The mayor recently announced the opening of a new community health center, the first municipal full-service ambulatory center in the borough. The New York City Economic Development Corporation has proposed transforming the old Seaview hospital campus into a "healthy community" of mixed-use, medical, housing, retail and community facilities.
Broadway Stages - a film and television production company - began filming at the former Arthur Kill Correctional Facility a few years ago and opened the first of five soundstages in early 2018. According to Empire State Development, the company is expected to create more than 1,300 permanent jobs.

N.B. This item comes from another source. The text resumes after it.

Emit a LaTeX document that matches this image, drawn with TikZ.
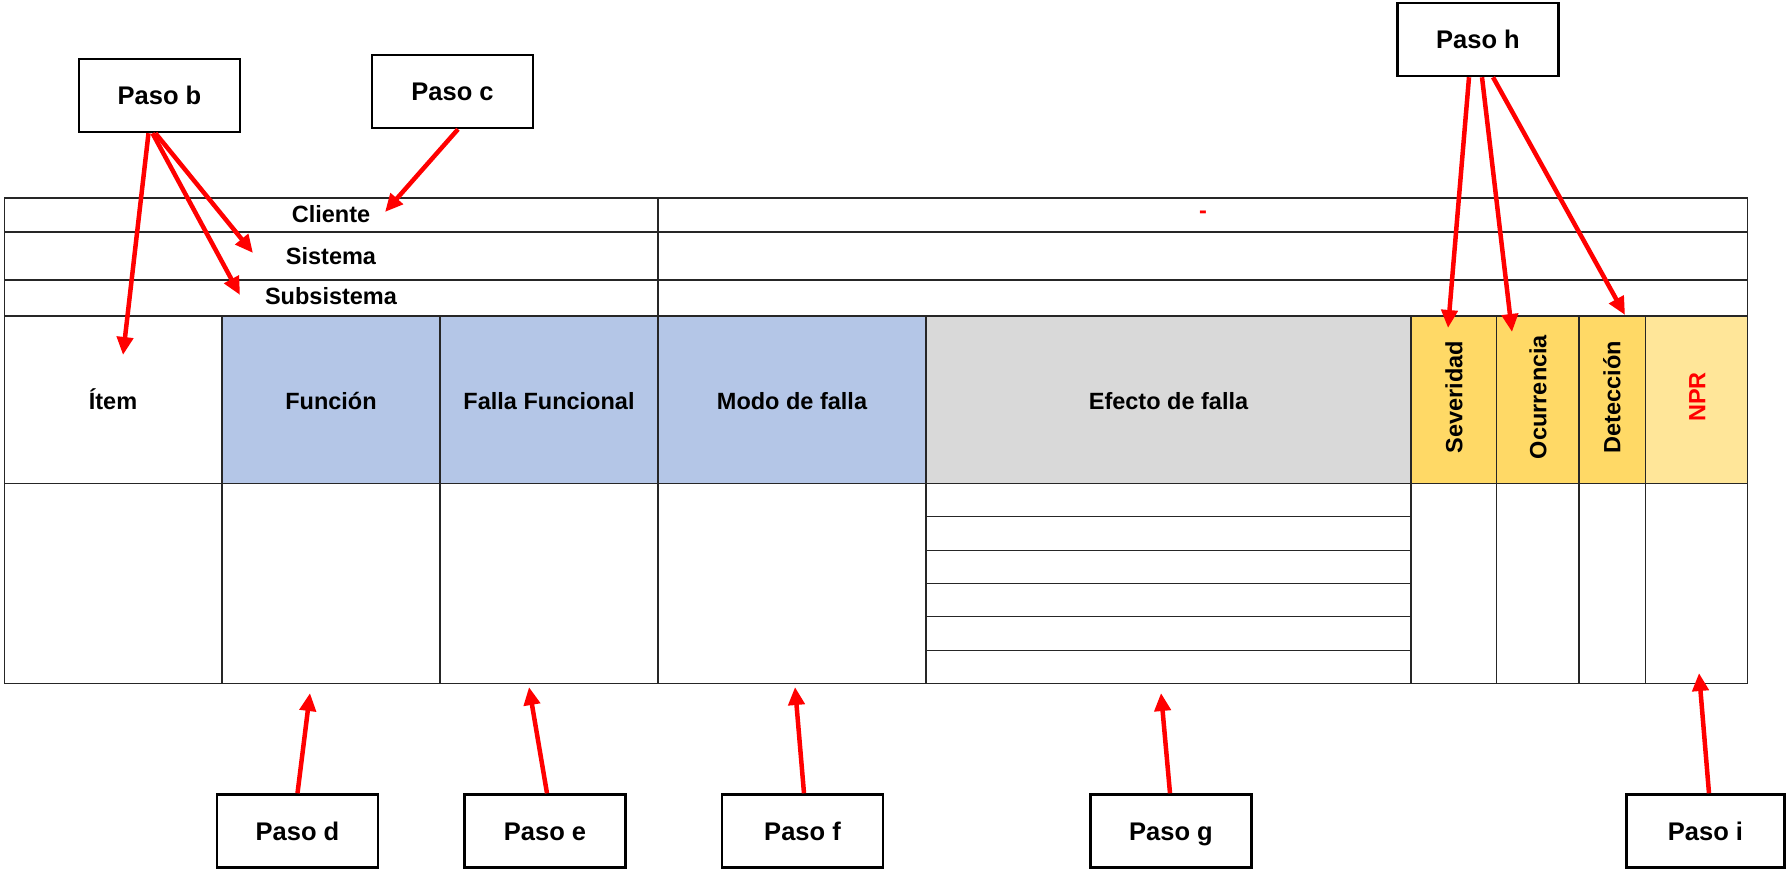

Amazon and Ikea plan to open large warehouse facilities at the 200-acre Matrix Global Logistics Park on the West Shore in 2018. Amazon alone is expected to employ more than 2,000 workers, and the site is expected to employ more than 4,000 when fully leased. Superstorm Sandy struck New York City on Oct.29, 2012, causing loss of life and widespread damage to homes and businesses. In the six years since the storm, the borough has adopted innovative solutions, such as the Staten Island Bluebelt, which help residents and businesses better withstand the impact of future storms, and more plans are in the works.
DiNapoli's report also found that:
- The population doubled between 1960 and 2000. Since then, it has grown at the citywide rate (8 percent) to reach a record of 479,500 in 2017.

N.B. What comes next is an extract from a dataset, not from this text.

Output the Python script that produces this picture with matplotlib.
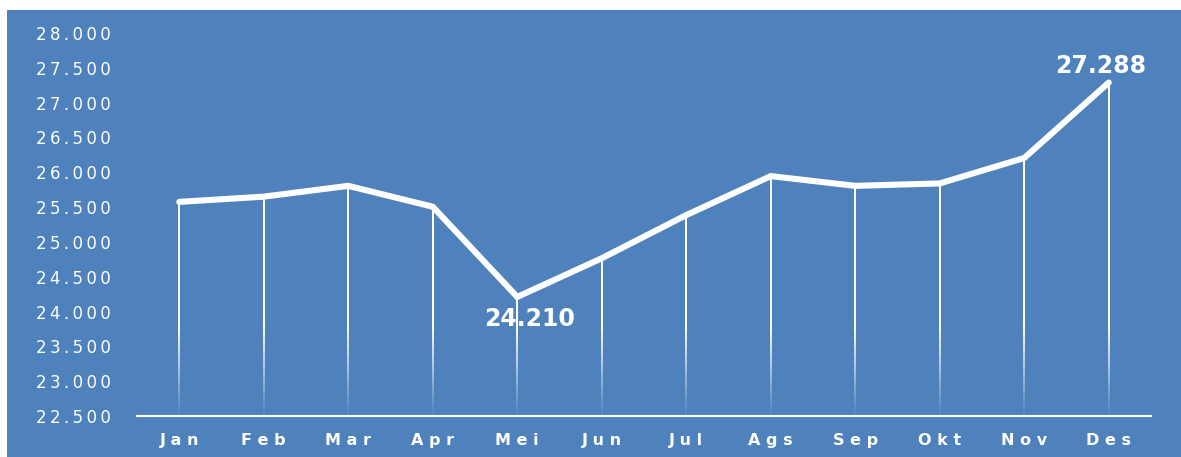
import numpy as np
import matplotlib.pyplot as plt
from matplotlib.patches import Rectangle

months = ["Jan", "Feb", "Mar", "Apr", "Mei", "Jun",
          "Jul", "Ags", "Sep", "Okt", "Nov", "Des"]
values = [25575, 25650, 25805, 25505, 24210, 24765,
          25385, 25945, 25805, 25840, 26205, 27288]
y_ticks = [22500, 23000, 23500, 24000, 24500, 25000,
           25500, 26000, 26500, 27000, 27500, 28000]

BLUE = "#4F81BD"
W, H = 1181, 457


def fmt(v):
    return f"{v:,}".replace(",", ".")


fig = plt.figure(figsize=(W / 100, H / 100), dpi=100, facecolor="white")

# blue chart area (white strip on top / left)
fig.patches.append(Rectangle((7 / W, 0), 1 - 7 / W, 1 - 10 / H,
                             transform=fig.transFigure, facecolor=BLUE,
                             edgecolor="none", zorder=-10))

ax = fig.add_axes([137 / W, 41 / H, (1151 - 137) / W, (416 - 33) / H])
ax.set_facecolor("none")
ax.set_zorder(5)

x = np.arange(len(months))
ymin, ymax = 22500, 28000

# ------------------------------------------------------------
# drop lines, white fading towards the axis
# ------------------------------------------------------------
half_w = 1.0 / 84.5   # ~2 px wide
for xi, v in zip(x, values):
    ys = np.linspace(ymin, v, 200)
    alpha = np.clip((ys - ymin) / 1300.0, 0.08, 1.0)
    img = np.ones((len(ys), 1, 4))
    img[:, 0, 3] = alpha
    ax.imshow(img, extent=[xi - half_w, xi + half_w, ymin, v],
              origin="lower", aspect="auto", interpolation="bilinear",
              zorder=2)

# main line
ax.plot(x, values, color="white", lw=4.4, solid_capstyle="round",
        solid_joinstyle="miter", zorder=3)

# data labels
i_min = int(np.argmin(values))
i_max = int(np.argmax(values))
ax.annotate(fmt(values[i_min]), (x[i_min], values[i_min]),
            xytext=(9, -7), textcoords="offset points", ha="center", va="top",
            color="white", fontsize=17, fontweight="bold")
ax.annotate(fmt(values[i_max]), (x[i_max], values[i_max]),
            xytext=(-6, 3), textcoords="offset points", ha="center", va="bottom",
            color="white", fontsize=17, fontweight="bold")

# ------------------------------------------------------------
# axes
# ------------------------------------------------------------
ax.set_xlim(-0.5, len(months) - 0.5)
ax.set_ylim(ymin, ymax)
ax.set_yticks(y_ticks)
ax.set_yticklabels(["\u2009".join(fmt(t)) for t in y_ticks],
                   color="white", fontsize=12)
ax.set_xticks(x)
ax.set_xticklabels([" ".join(m) for m in months], color="white",
                   fontsize=11.5, fontweight="bold")
ax.tick_params(axis="both", length=0)
ax.tick_params(axis="y", pad=19)
ax.tick_params(axis="x", pad=12)

for s in ["top", "right", "left"]:
    ax.spines[s].set_visible(False)
ax.spines["bottom"].set_color("white")
ax.spines["bottom"].set_linewidth(1.5)

fig.savefig("out.png", dpi=100, facecolor="white")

- Immigrants represented nearly one-quarter of the population, with one-third coming from Europe. The foreign-born population grew by 57 percent between 2000 and 2017.
- The construction sector grew by 66 percent between 2011 and 2017 (partly driven by rebuilding after Superstorm Sandy), adding twice as many jobs as were lost during the recession to reach a record of 9,700 jobs.
- The social assistance sector grew by 30 percent between 2012 and 2017, adding 1,800 jobs.
- The leisure and hospitality sector grew by 19 percent between 2012 and 2017, adding 1,600 jobs reflecting the growth in tourism.
- Staten Island had the highest median age (40.4) of the five boroughs. The number of residents aged 55 and over has grown by 50 percent since 2000, much faster than in any other borough.
- On average, residents spent 46 minutes commuting to work in 2017, much higher than the national average of 27 minutes and slightly higher than the citywide average. Two-thirds drove or carpooled to work, nearly three times the share in the rest of the city. Half of Staten Islanders work on the Island, while one-quarter commute to Manhattan.
- In 2016, the borough was home to 39 percent of the city's firefighters, one-fifth of its police officers, and one-tenth of its elementary and middle-school teachers, although it accounts for only 5 percent of the city's resident work force.